§ **TO BE DONE**
Restate word for word the lines that begin the listing and end with the line holding "plt.rcParams['axes.unicode_minus'] = False".

[Collection entries]
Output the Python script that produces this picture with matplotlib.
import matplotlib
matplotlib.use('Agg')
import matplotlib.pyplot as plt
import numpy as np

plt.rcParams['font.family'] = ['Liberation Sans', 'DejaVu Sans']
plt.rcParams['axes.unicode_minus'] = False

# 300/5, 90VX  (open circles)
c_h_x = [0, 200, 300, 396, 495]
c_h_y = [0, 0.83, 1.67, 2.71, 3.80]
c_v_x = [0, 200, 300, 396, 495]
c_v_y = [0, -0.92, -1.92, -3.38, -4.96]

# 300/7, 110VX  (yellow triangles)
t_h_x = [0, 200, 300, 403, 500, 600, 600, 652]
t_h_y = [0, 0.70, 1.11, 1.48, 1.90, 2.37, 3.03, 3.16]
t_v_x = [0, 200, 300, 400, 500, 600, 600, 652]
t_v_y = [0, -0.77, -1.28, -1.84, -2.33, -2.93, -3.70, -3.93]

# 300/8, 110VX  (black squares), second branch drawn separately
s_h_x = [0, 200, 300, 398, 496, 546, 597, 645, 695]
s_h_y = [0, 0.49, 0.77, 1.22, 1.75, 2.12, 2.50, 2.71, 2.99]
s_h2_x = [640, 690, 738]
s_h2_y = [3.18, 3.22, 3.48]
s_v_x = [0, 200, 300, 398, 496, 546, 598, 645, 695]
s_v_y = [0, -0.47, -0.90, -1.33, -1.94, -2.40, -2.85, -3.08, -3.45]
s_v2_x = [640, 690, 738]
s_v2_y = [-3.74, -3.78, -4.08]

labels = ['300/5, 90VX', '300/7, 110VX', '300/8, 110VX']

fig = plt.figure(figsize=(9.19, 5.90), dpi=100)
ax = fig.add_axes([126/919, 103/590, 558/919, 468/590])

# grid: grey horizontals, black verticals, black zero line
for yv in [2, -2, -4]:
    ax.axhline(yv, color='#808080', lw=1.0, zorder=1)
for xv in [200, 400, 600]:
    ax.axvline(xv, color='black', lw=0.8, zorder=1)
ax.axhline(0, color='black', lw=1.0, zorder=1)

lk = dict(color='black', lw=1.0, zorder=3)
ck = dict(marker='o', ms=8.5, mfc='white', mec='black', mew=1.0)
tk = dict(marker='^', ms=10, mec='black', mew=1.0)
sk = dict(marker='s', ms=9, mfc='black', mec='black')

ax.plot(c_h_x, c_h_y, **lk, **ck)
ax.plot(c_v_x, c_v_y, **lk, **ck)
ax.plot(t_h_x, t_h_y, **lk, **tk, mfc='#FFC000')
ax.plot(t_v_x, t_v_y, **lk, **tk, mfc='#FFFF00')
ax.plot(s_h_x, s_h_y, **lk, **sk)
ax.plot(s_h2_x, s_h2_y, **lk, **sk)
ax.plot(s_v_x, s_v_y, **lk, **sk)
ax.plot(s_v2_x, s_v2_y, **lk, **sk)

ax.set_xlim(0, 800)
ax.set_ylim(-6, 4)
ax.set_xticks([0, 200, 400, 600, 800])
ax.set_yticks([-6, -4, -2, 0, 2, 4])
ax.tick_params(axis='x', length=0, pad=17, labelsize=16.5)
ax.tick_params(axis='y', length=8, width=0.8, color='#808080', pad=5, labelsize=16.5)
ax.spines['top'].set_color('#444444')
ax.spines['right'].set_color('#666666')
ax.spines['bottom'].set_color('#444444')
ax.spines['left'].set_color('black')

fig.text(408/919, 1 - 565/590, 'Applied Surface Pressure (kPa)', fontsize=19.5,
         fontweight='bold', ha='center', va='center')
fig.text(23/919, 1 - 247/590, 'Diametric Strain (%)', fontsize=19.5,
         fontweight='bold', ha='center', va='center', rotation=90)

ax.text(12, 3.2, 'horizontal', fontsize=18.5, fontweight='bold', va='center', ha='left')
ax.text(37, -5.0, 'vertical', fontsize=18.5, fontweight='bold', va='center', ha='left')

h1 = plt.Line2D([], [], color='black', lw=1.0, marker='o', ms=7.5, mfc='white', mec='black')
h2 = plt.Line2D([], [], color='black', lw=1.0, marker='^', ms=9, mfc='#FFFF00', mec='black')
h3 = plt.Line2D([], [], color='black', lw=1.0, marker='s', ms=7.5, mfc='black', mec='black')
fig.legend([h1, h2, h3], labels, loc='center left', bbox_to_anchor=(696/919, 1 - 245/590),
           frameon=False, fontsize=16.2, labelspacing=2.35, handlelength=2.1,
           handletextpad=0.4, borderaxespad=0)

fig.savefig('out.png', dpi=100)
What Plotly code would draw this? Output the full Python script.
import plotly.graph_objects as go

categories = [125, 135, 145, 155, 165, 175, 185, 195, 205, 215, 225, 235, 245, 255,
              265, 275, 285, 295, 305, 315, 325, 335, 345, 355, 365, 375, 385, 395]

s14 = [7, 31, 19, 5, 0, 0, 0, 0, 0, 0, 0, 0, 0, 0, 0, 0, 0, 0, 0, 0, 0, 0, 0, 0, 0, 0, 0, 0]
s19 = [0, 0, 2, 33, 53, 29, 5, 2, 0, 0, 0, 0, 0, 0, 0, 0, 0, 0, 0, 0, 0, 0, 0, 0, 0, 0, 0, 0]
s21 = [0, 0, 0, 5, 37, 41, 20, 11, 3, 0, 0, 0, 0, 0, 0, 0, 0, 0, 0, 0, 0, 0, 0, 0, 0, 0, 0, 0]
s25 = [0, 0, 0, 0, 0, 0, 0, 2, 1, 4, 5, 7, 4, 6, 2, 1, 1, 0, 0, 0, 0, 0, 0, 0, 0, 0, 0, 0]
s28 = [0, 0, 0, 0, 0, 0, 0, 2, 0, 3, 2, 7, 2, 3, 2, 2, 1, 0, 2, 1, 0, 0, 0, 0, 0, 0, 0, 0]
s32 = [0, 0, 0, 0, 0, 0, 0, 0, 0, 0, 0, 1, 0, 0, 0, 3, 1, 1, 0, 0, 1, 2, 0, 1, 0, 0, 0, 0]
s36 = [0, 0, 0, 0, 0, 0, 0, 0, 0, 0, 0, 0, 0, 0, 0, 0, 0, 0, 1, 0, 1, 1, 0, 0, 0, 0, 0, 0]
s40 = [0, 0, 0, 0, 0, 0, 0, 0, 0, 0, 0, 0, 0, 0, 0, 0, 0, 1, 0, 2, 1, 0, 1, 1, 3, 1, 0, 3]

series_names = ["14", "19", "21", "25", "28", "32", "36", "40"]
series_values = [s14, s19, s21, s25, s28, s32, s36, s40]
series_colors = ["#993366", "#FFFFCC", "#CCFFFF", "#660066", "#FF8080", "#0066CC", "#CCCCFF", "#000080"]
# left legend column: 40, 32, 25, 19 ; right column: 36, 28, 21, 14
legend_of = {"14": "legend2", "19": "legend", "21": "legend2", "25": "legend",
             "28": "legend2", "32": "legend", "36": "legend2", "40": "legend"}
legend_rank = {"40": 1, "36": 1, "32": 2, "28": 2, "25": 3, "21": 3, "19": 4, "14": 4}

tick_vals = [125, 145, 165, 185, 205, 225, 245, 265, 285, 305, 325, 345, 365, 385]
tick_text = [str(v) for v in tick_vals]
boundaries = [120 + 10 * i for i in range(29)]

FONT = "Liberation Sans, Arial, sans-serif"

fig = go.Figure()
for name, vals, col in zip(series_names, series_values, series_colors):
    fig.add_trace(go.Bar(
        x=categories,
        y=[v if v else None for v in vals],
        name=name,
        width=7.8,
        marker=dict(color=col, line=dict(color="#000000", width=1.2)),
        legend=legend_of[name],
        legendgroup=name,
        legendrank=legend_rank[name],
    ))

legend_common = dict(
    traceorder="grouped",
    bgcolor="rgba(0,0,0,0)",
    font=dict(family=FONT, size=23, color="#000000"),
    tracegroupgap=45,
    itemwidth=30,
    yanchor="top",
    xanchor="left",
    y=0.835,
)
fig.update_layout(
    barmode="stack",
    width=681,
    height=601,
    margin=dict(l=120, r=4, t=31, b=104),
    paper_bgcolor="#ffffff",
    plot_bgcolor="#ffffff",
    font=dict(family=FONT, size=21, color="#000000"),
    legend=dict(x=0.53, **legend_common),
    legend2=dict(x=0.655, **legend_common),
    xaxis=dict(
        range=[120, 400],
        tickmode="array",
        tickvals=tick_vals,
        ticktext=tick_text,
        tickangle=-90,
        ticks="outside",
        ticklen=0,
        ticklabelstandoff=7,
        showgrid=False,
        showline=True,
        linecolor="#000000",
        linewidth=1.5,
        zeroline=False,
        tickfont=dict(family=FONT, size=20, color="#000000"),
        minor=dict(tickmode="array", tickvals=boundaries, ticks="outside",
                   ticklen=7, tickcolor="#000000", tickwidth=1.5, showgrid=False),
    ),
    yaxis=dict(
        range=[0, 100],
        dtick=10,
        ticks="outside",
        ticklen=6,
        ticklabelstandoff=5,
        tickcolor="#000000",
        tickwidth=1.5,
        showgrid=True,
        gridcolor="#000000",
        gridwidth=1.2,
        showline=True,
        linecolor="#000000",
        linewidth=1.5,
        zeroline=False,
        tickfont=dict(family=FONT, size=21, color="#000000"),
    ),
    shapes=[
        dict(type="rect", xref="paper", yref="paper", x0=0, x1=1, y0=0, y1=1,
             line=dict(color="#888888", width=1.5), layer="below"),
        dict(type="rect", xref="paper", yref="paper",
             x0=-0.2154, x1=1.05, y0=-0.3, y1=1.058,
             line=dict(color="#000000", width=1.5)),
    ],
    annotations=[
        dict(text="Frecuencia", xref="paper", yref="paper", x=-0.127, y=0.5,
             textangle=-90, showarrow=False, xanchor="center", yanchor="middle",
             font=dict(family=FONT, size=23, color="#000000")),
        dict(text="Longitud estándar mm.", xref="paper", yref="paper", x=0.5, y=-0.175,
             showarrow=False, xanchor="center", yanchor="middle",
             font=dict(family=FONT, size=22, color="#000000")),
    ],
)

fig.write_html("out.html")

§ **COMPLETE OUTPUT**
Output the Python script that produces this picture with matplotlib.
import matplotlib
matplotlib.use('Agg')
import matplotlib.pyplot as plt
import numpy as np

plt.rcParams['font.family'] = ['Liberation Sans', 'DejaVu Sans']
plt.rcParams['axes.unicode_minus'] = False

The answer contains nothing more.